Reprinted from www.thenation.com
In shocking news that comes in utter contradiction to a statement released just yesterday, University of Missouri President Tim Wolfe has announced his resignation.
The move comes after incidents of bigotry and racial vandalism that scarred the Columbia campus, followed by weeks of protest, a hunger strike by grad student Jonathan Butler, as well as the announcement that faculty members would not be showing up for work.
Yet the tipping point for Wolfe's departure was the announcement Saturday night that the black football players at Mizzou would be refusing to practice or play until the school president was gone. Their announcement was followed the next day by a widely circulated photo of most of the team, including many white players, sitting with head coach Gary Pinkel, and the statement that the players had full support of the coaching staff in their efforts. Tim Wolfe makes $459,000 a year and the school would have to forfeit $1 million just for missing this weekend's game against BYU. In other words, math was not on Tim Wolfe's side and he was as good as gone.

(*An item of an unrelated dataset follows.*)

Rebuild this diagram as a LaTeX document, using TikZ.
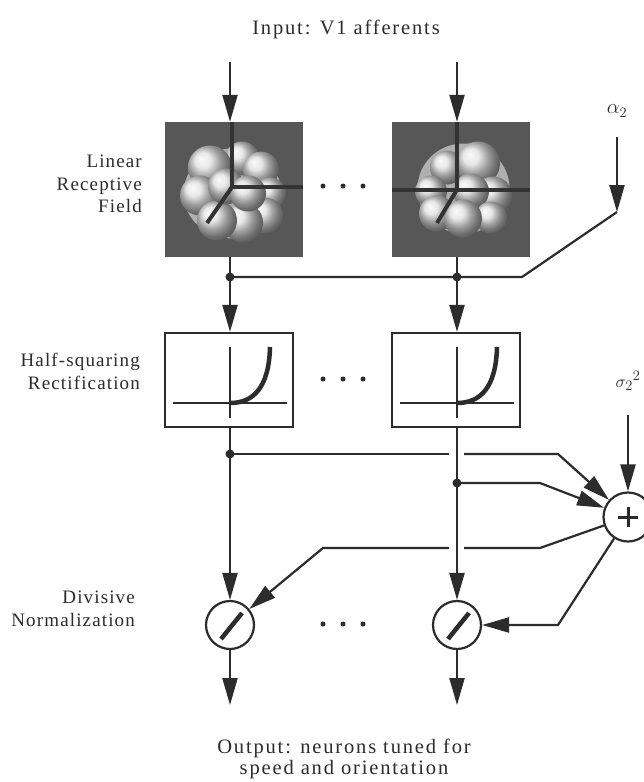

There are some immediate lessons from this that should be absolutely glaring.
1) Don't be Tim Wolfe. In 2015, you cannot run a school while being blase in the face of acts of racist harassment. You cannot, as Wolfe's supporters bragged when he was brought on in 2012, "run the university like a tech company." You can't raise tuition and slash funding for things like health-insurance subsidies while pushing a $72 million expansion of the school's football stadium. When asked about "systematic oppression," you can't say "Systematic oppression is when you don't believe that you have the equal opportunity for success," as if marginalized students are just making up the slurs, the vandalism, and the general feeling of being unsafe on their own campus. Don't be Tim Wolfe, unless you want to be unemployed.
2) Athletes--so often scripted as powerless--have tremendous social power on campus. Too often, those sympathetic with college athletes define them by their hardships instead of by their dazzling, inescapable strengths. We rightfully look at their absence of due process, their lack of access to an income, their hellacious practice and travel schedules, their inability to take the classes of their choosing, and their year-to-year scholarships that consign them to being more "athlete students" than "student athletes."